▶ Work to be completed: Print the lines of the listing below verbatim from its first line through the line bearing "const capacityTitle = 'CO₂". Any pictures are to be omitted.

▶ Raw data:
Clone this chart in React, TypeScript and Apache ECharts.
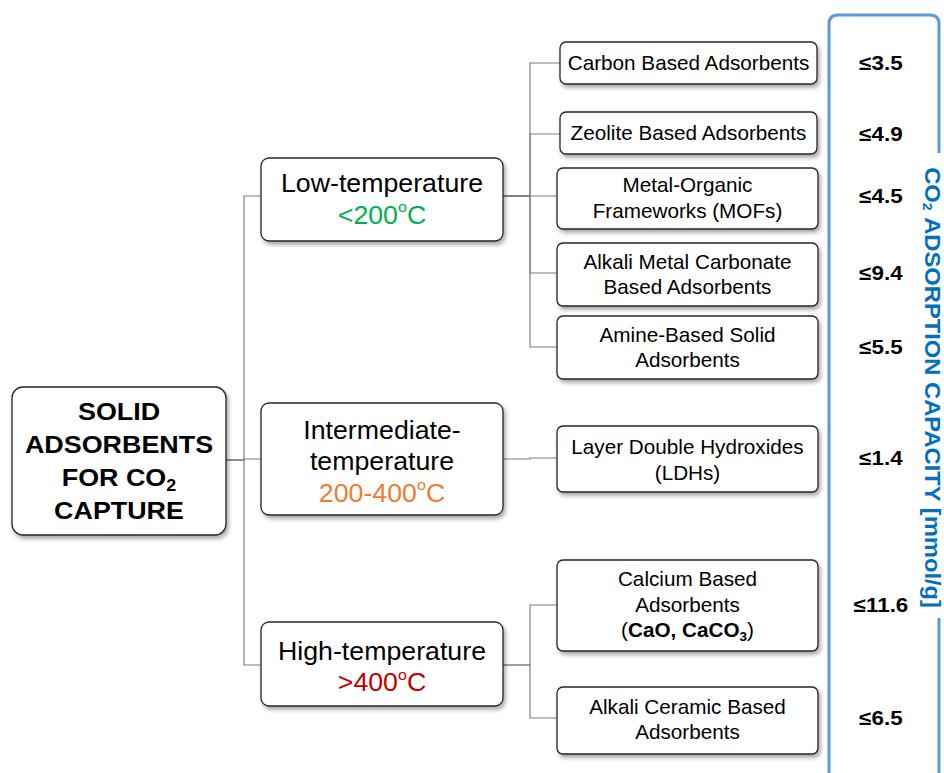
import React, { useEffect, useRef } from 'react';
import * as echarts from 'echarts';

// ---------------- data ----------------
const rootLabel = 'SOLID\nADSORBENTS\nFOR CO₂\nCAPTURE';
const temperatureClasses = ['Low-temperature', 'Intermediate-\ntemperature', 'High-temperature'];
const temperatureRanges = ['<200ºC', '200-400ºC', '>400ºC'];
const rangeColors = ['#00B050', '#ED7D31', '#C00000'];
const adsorbentTypes = [
  'Carbon Based Adsorbents',
  'Zeolite Based Adsorbents',
  'Metal-Organic\nFrameworks (MOFs)',
  'Alkali Metal Carbonate\nBased Adsorbents',
  'Amine-Based Solid\nAdsorbents',
  'Layer Double Hydroxides\n(LDHs)',
  'Calcium Based\nAdsorbents\n(*CaO, CaCO₃*)',
  'Alkali Ceramic Based\nAdsorbents',
];
const adsorbentClass = [0, 0, 0, 0, 0, 1, 2, 2];
const capacityMax = [3.5, 4.9, 4.5, 9.4, 5.5, 1.4, 11.6, 6.5];
const capacityTitle = 'CO₂ ADSORPTION CAPACITY [mmol/g]';

// ---------------- layout ----------------
const W = 944;
const H = 773;
const FONT = '"Liberation Sans", Arial, sans-serif';
const rootBox = [12, 387, 214, 148];
const rootAnchorY = 460;
const rootTextY = 461;
const classBoxes = [
  [261, 158, 242, 83],
  [261, 403, 242, 112],
  [261, 622, 242, 84],
];
const classAnchorY = [196, 459, 665];
const classTextY = [199.5, 461.5, 667];
const typeBoxes = [
  [560, 42, 257, 42],
  [560, 112, 257, 42],
  [557, 168, 261, 61],
  [557, 243, 261, 63],
  [557, 316, 261, 63],
  [557, 426, 261, 66],
  [557, 560, 261, 91],
  [557, 687, 261, 67],
];
const typeAnchorY = [63, 134, 196, 273, 347, 458, 605, 718];
const typeTextY = [63, 133, 198, 274.5, 347.5, 460, 605, 719.5];
const rootBusX = 244;
const classBusX = 530;
const valueX = 881;

// ---------------- helpers ----------------
function richify(line: string, p: string): string {
  let out = '';
  let bold = false;
  let cur = '';
  let curKey = '';
  const flush = () => {
    if (cur) out += `{${curKey}|${cur}}`;
    cur = '';
  };
  for (const ch of Array.from(line)) {
    if (ch === '*') {
      flush();
      bold = !bold;
      continue;
    }
    let key: string;
    let c = ch;
    if (ch === '₂' || ch === '₃') {
      key = bold ? 'bs' : 's';
      c = ch === '₂' ? '2' : '3';
    } else if (ch === 'º') {
      key = 'p';
      c = 'o';
    } else {
      key = bold ? 'b' : 'n';
    }
    key = p + key;
    if (key !== curKey) {
      flush();
      curKey = key;
    }
    cur += c;
  }
  flush();
  return out;
}

function richText(text: string, p: string): string {
  return text.split('\n').map((l) => richify(l, p)).join('\n');
}

function richSet(
  p: string,
  o: { size: number; lh: number; color: string; weight: string; subSize: number; subLH: number; supSize: number; supLH: number }
) {
  const base = { fontFamily: FONT, fill: o.color, color: o.color, fontSize: o.size, lineHeight: o.lh, fontWeight: o.weight };
  return {
    [p + 'n']: { ...base },
    [p + 'b']: { ...base, fontWeight: 'bold' },
    [p + 's']: { ...base, fontSize: o.subSize, lineHeight: o.subLH, verticalAlign: 'bottom' },
    [p + 'bs']: { ...base, fontWeight: 'bold', fontSize: o.subSize, lineHeight: o.subLH, verticalAlign: 'bottom' },
    [p + 'p']: { ...base, fontSize: o.supSize, lineHeight: o.supLH, verticalAlign: 'top' },
  };
}

type NodeDef = { box: number[]; r: number; textY: number; text: string; rich: any; sx: number };

const nodes: NodeDef[] = [];
nodes.push({
  box: rootBox,
  r: 11,
  textY: rootTextY,
  text: richText(rootLabel, 'r'),
  rich: richSet('r', { size: 24, lh: 33, color: '#000', weight: 'bold', subSize: 16, subLH: 16, supSize: 14, supLH: 14 }),
  sx: 1.12,
});
temperatureClasses.forEach((name, i) => {
  nodes.push({
    box: classBoxes[i],
    r: 8,
    textY: classTextY[i],
    text: richText(name, 'a') + '\n' + richText(temperatureRanges[i], 'c'),
    rich: {
      ...richSet('a', { size: 25, lh: 31.5, color: '#000', weight: 'normal', subSize: 15, subLH: 15, supSize: 15, supLH: 21 }),
      ...richSet('c', { size: 25, lh: 31.5, color: rangeColors[i], weight: 'normal', subSize: 15, subLH: 15, supSize: 15, supLH: 21 }),
    },
    sx: 1.07,
  });
});
adsorbentTypes.forEach((name, j) => {
  nodes.push({
    box: typeBoxes[j],
    r: 6,
    textY: typeTextY[j],
    text: richText(name, 't'),
    rich: richSet('t', { size: 20, lh: 25.5, color: '#000', weight: 'normal', subSize: 13, subLH: 11, supSize: 13, supLH: 16 }),
    sx: 1.035,
  });
});

// edges: [parentNodeIndex, childNodeIndex]
const edges: number[][] = [];
temperatureClasses.forEach((_, i) => edges.push([0, 1 + i]));
adsorbentClass.forEach((c, j) => edges.push([1 + c, 4 + j]));

function anchorOf(idx: number): number {
  if (idx === 0) return rootAnchorY;
  if (idx <= 3) return classAnchorY[idx - 1];
  return typeAnchorY[idx - 4];
}

const App: React.FC = () => {
  const ref = useRef<HTMLDivElement>(null);

  useEffect(() => {
    document.body.style.margin = '0';
    if (!ref.current) return;
    const chart = echarts.init(ref.current, undefined, { renderer: 'svg' });

    echarts.graphic.registerShape(
      'capBracket',
      echarts.graphic.extendPath(
        'M829 773 L829 24 Q829 15 838 15 L930 15 Q939 15 939 24 L939 153 M939 618 L939 773',
        {}
      )
    );

    const option: any = {
      animation: false,
      grid: { left: 0, right: 0, top: 0, bottom: 0 },
      xAxis: { type: 'value', min: 0, max: W, show: false },
      yAxis: { type: 'value', min: 0, max: H, inverse: true, show: false },
      series: [
        {
          type: 'custom',
          name: 'connectors',
          coordinateSystem: 'cartesian2d',
          silent: true,
          data: edges.map((e) => [e[0], e[1]]),
          renderItem: (params: any, api: any) => {
            const [pi, ci] = edges[params.dataIndex];
            const pb = nodes[pi].box;
            const cb = nodes[ci].box;
            const busX = pi === 0 ? rootBusX : classBusX;
            const py = anchorOf(pi);
            const cy = anchorOf(ci);
            const pts = [
              api.coord([pb[0] + pb[2], py]),
              api.coord([busX, py]),
              api.coord([busX, cy]),
              api.coord([cb[0], cy]),
            ];
            return {
              type: 'polyline',
              shape: { points: pts },
              style: { stroke: '#7F7F7F', lineWidth: 1.2, fill: null },
            };
          },
        },
        {
          type: 'custom',
          name: 'boxes',
          coordinateSystem: 'cartesian2d',
          silent: true,
          data: nodes.map((_, i) => [i, i]),
          renderItem: (params: any, api: any) => {
            const n = nodes[params.dataIndex];
            const [x, y, w, h] = n.box;
            const p0 = api.coord([x, y]);
            const p1 = api.coord([x + w, y + h]);
            const tc = api.coord([x + w / 2, n.textY]);
            return {
              type: 'group',
              children: [
                {
                  type: 'rect',
                  shape: { x: p0[0], y: p0[1], width: p1[0] - p0[0], height: p1[1] - p0[1], r: n.r },
                  style: {
                    fill: '#fff',
                    stroke: '#262626',
                    lineWidth: 1.3,
                    shadowBlur: 4,
                    shadowOffsetX: 2,
                    shadowOffsetY: 3,
                    shadowColor: 'rgba(0,0,0,0.35)',
                  },
                },
                {
                  type: 'text',
                  x: tc[0],
                  y: tc[1],
                  scaleX: n.sx,
                  style: { text: n.text, rich: n.rich, align: 'center', verticalAlign: 'middle' },
                },
              ],
            };
          },
        },
        {
          type: 'custom',
          name: 'capacity',
          coordinateSystem: 'cartesian2d',
          silent: true,
          data: capacityMax.map((v, j) => [valueX, typeAnchorY[j], v]),
          renderItem: (params: any, api: any) => {
            const p = api.coord([api.value(0), api.value(1)]);
            const v = api.value(2);
            return {
              type: 'text',
              x: p[0],
              y: p[1],
              scaleX: 1.12,
              style: {
                text: '≤' + Number(v).toFixed(1),
                fontFamily: FONT,
                fontSize: 20,
                fontWeight: 'bold',
                fill: '#000',
                align: 'center',
                verticalAlign: 'middle',
              },
            };
          },
        },
      ],
      graphic: [
        {
          type: 'capBracket',
          x: 0,
          y: 0,
          silent: true,
          style: { stroke: '#5B9BD5', lineWidth: 3, fill: 'none' },
        },
        {
          type: 'text',
          x: 932.5,
          y: 388,
          rotation: -Math.PI / 2,
          scaleX: 1.08,
          silent: true,
          style: {
            text: richText(capacityTitle, 'v'),
            rich: richSet('v', { size: 22, lh: 24, color: '#0070C0', weight: 'bold', subSize: 13, subLH: 12, supSize: 13, supLH: 13 }),
            align: 'center',
            verticalAlign: 'middle',
          },
        },
      ],
    };

    chart.setOption(option);
    return () => {
      chart.dispose();
    };
  }, []);

  return <div ref={ref} style={{ width: W, height: H }} />;
};

export default App;
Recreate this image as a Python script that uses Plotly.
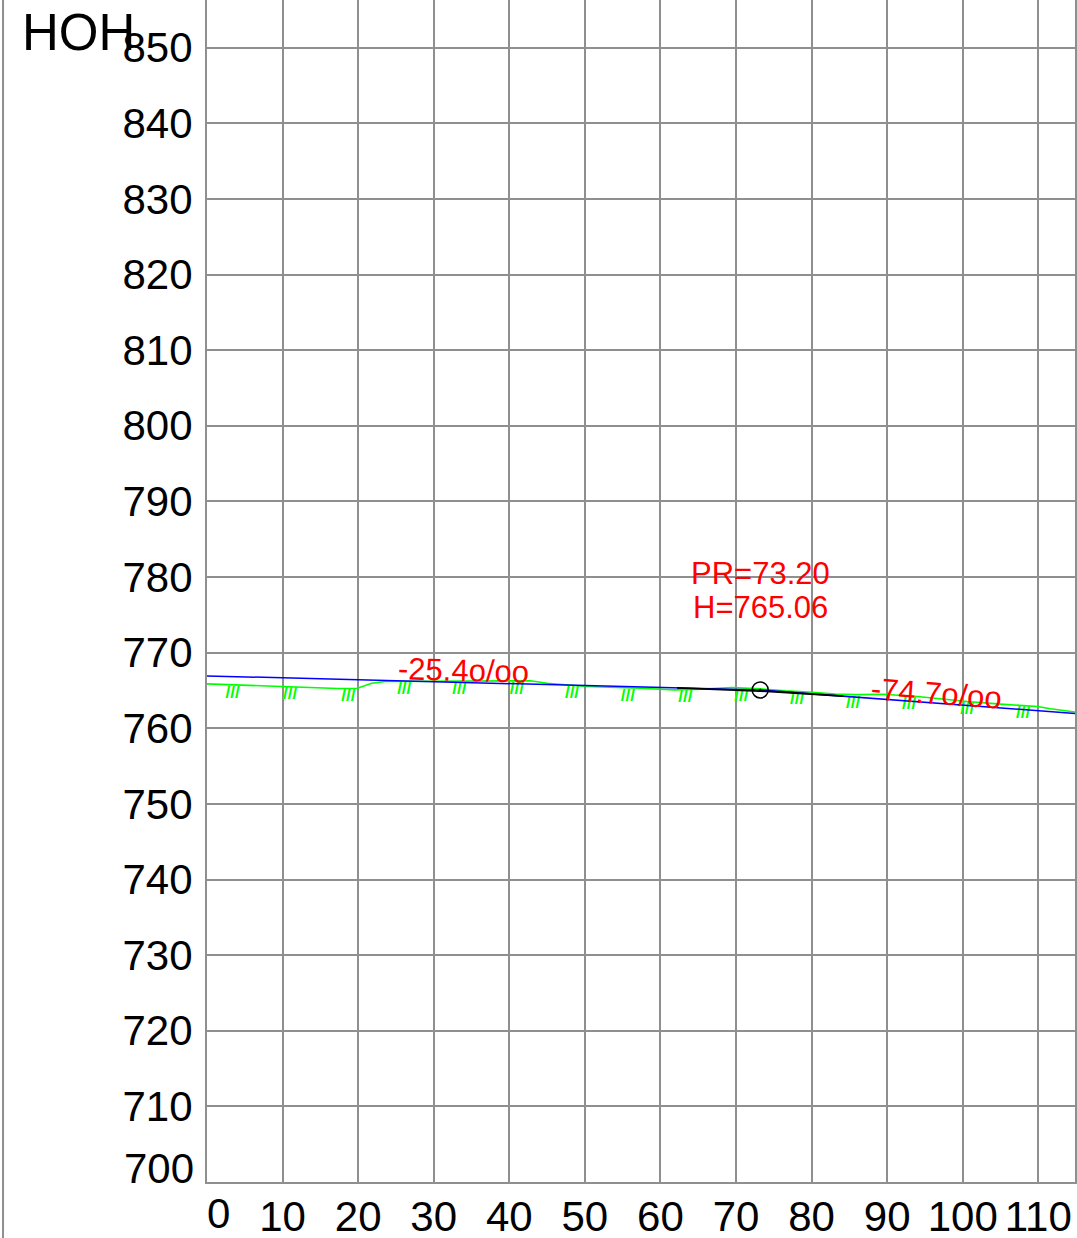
import plotly.graph_objects as go

# ---- data ----
ground_x = [0, 4.1, 9.9, 13.0, 17.3, 19.9, 21.8, 23.6, 26.2, 33.0, 38.0, 42.8, 45.0, 50.3,
            57.3, 61.9, 65.5, 69.5, 73.2, 76.5, 80.1, 83.1, 85.8, 89.5, 94.0, 100.6, 105.0,
            109.9, 111.6, 114.9]
ground_y = [765.87, 765.74, 765.52, 765.44, 765.26, 765.30, 765.96, 766.18, 766.20, 766.25,
            766.25, 766.28, 765.96, 765.52, 765.30, 765.08, 765.17, 765.38, 765.21, 764.95,
            764.77, 764.51, 764.45, 764.50, 764.19, 763.53, 763.19, 762.87, 762.57, 762.15]

hatch_x = [3.4, 11.0, 18.7, 26.1, 33.4, 41.0, 48.3, 55.7, 63.3, 70.7, 78.1, 85.5, 92.9, 100.6, 108.0]
hatch_y = [765.75, 765.50, 765.28, 766.20, 766.25, 766.25, 765.70, 765.35, 765.10, 765.33,
           764.87, 764.42, 764.27, 763.53, 763.00]

grade_x = [0, 73.2, 114.9]
grade_y = [766.92, 765.06, 761.95]

curve_x = [62.2, 65.2, 68.2, 71.2, 73.2, 76.2, 79.2, 82.2, 84.2]
curve_y = [765.34, 765.25, 765.15, 765.02, 764.92, 764.76, 764.58, 764.38, 764.24]

pvi_x = [73.2]
pvi_y = [765.06]
pvi_labels = ["PR=73.20", "H=765.06"]

slope_labels = ["-25.4o/oo", "-74.7o/oo"]
slope_x = [34.0, 96.5]
slope_y = [767.64, 764.64]
slope_angle = [1.45, 4.27]

x_ticks = list(range(10, 111, 10))
y_ticks = list(range(710, 851, 10))

FONT = "Liberation Sans, Arial, sans-serif"
GRID = "#8f8f8f"

fig = go.Figure()
fig.add_trace(go.Scatter(x=ground_x, y=ground_y, mode="lines",
                         line=dict(color="#00ff00", width=1.6), hoverinfo="skip"))
fig.add_trace(go.Scatter(x=hatch_x, y=hatch_y, mode="text", text=["///"] * len(hatch_x),
                         textposition="bottom center",
                         textfont=dict(color="#00ff00", size=17, family=FONT, weight="bold"),
                         hoverinfo="skip"))
fig.add_trace(go.Scatter(x=grade_x, y=grade_y, mode="lines",
                         line=dict(color="#0000ff", width=1.5), hoverinfo="skip"))
fig.add_trace(go.Scatter(x=curve_x, y=curve_y, mode="lines",
                         line=dict(color="#000000", width=1.8), hoverinfo="skip"))
fig.add_trace(go.Scatter(x=pvi_x, y=pvi_y, mode="markers",
                         marker=dict(symbol="circle-open-dot", size=16, color="black",
                                     line=dict(color="black", width=1.5)), hoverinfo="skip"))

ann = []
ann.append(dict(x=pvi_x[0], y=780.47, xref="x", yref="y", text=pvi_labels[0], showarrow=False,
                xanchor="center", yanchor="middle", font=dict(color="#ff0000", size=31, family=FONT)))
ann.append(dict(x=pvi_x[0], y=775.97, xref="x", yref="y", text=pvi_labels[1], showarrow=False,
                xanchor="center", yanchor="middle", font=dict(color="#ff0000", size=31, family=FONT)))
for t, sx, sy, a in zip(slope_labels, slope_x, slope_y, slope_angle):
    ann.append(dict(x=sx, y=sy, xref="x", yref="y", text=t, showarrow=False, textangle=a,
                    xanchor="center", yanchor="middle",
                    font=dict(color="#ff0000", size=31, family=FONT)))
# edge tick labels (kept inside like the original)
ann.append(dict(x=0, y=700, xref="paper", yref="y", text="700", showarrow=False,
                xanchor="right", yanchor="middle", xshift=-11, yshift=14,
                font=dict(color="black", size=42, family=FONT)))
ann.append(dict(x=0, y=0, xref="x", yref="paper", text="0", showarrow=False,
                xanchor="center", yanchor="top", xshift=11, yshift=-6,
                font=dict(color="black", size=42, family=FONT)))
ann.append(dict(x=0, y=1, xref="paper", yref="paper", text="HOH", showarrow=False,
                xanchor="left", yanchor="middle", xshift=-187, yshift=-32,
                font=dict(color="black", size=51, family=FONT)))

fig.update_layout(
    width=1077, height=1238,
    margin=dict(l=207, r=2, t=0, b=56, autoexpand=False),
    paper_bgcolor="white", plot_bgcolor="white",
    showlegend=False,
    annotations=ann,
    shapes=[dict(type="line", xref="paper", yref="paper", x0=-0.235, x1=-0.235,
                 y0=-0.05, y1=1, line=dict(color=GRID, width=2))],
    xaxis=dict(range=[0, 114.86], tickvals=x_ticks, ticktext=[str(v) for v in x_ticks],
               showgrid=True, gridcolor=GRID, gridwidth=1.6, zeroline=False,
               showline=True, linecolor=GRID, linewidth=2, mirror=False,
               ticks="", ticklabelstandoff=-3, automargin=False,
               tickfont=dict(size=42, color="black", family=FONT)),
    yaxis=dict(range=[700, 856.3], tickvals=y_ticks, ticktext=[str(v) for v in y_ticks],
               showgrid=True, gridcolor=GRID, gridwidth=1.6, zeroline=False,
               showline=True, linecolor=GRID, linewidth=2, mirror=True,
               ticks="", ticklabelstandoff=4, automargin=False,
               tickfont=dict(size=42, color="black", family=FONT)),
)

fig.write_html("out.html", config={"displayModeBar": False},
               post_script="document.body.style.margin='0';document.body.style.overflow='hidden';")
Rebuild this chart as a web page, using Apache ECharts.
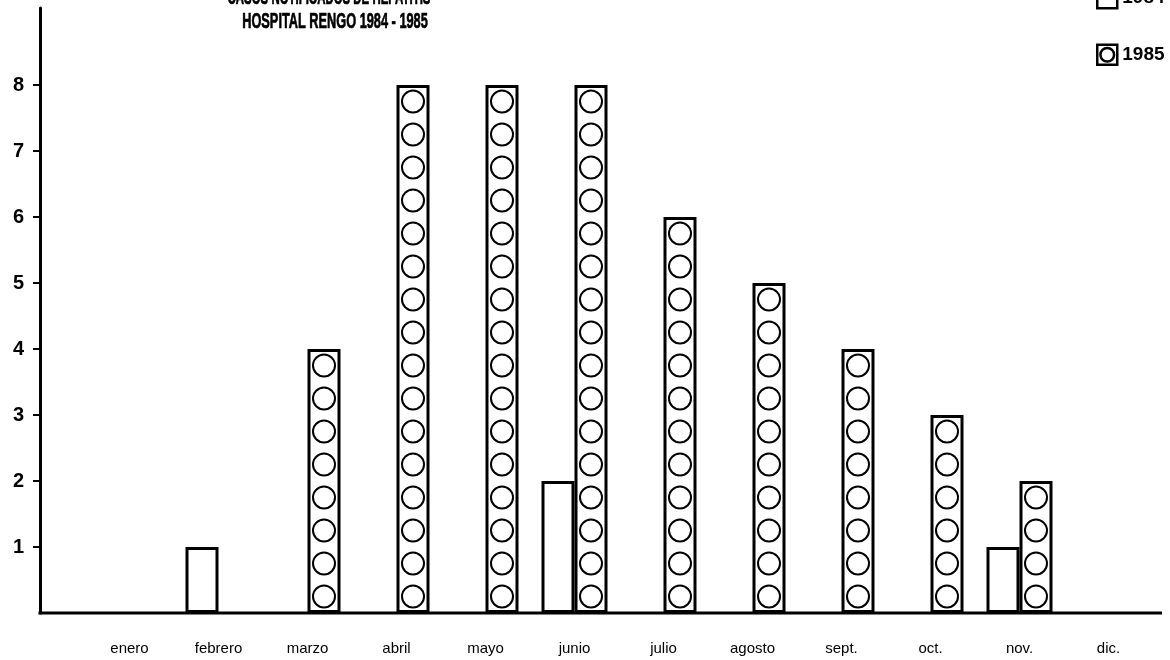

▶ Result for this exercise:
Clone this chart in React, TypeScript and Apache ECharts.
import React, { useEffect, useRef } from 'react';
import * as echarts from 'echarts';

// ---------------- data ----------------
const rootLabel = 'SOLID\nADSORBENTS\nFOR CO₂\nCAPTURE';
const temperatureClasses = ['Low-temperature', 'Intermediate-\ntemperature', 'High-temperature'];
const temperatureRanges = ['<200ºC', '200-400ºC', '>400ºC'];
const rangeColors = ['#00B050', '#ED7D31', '#C00000'];
const adsorbentTypes = [
  'Carbon Based Adsorbents',
  'Zeolite Based Adsorbents',
  'Metal-Organic\nFrameworks (MOFs)',
  'Alkali Metal Carbonate\nBased Adsorbents',
  'Amine-Based Solid\nAdsorbents',
  'Layer Double Hydroxides\n(LDHs)',
  'Calcium Based\nAdsorbents\n(*CaO, CaCO₃*)',
  'Alkali Ceramic Based\nAdsorbents',
];
const adsorbentClass = [0, 0, 0, 0, 0, 1, 2, 2];
const capacityMax = [3.5, 4.9, 4.5, 9.4, 5.5, 1.4, 11.6, 6.5];
const capacityTitle = 'CO₂ ADSORPTION CAPACITY [mmol/g]';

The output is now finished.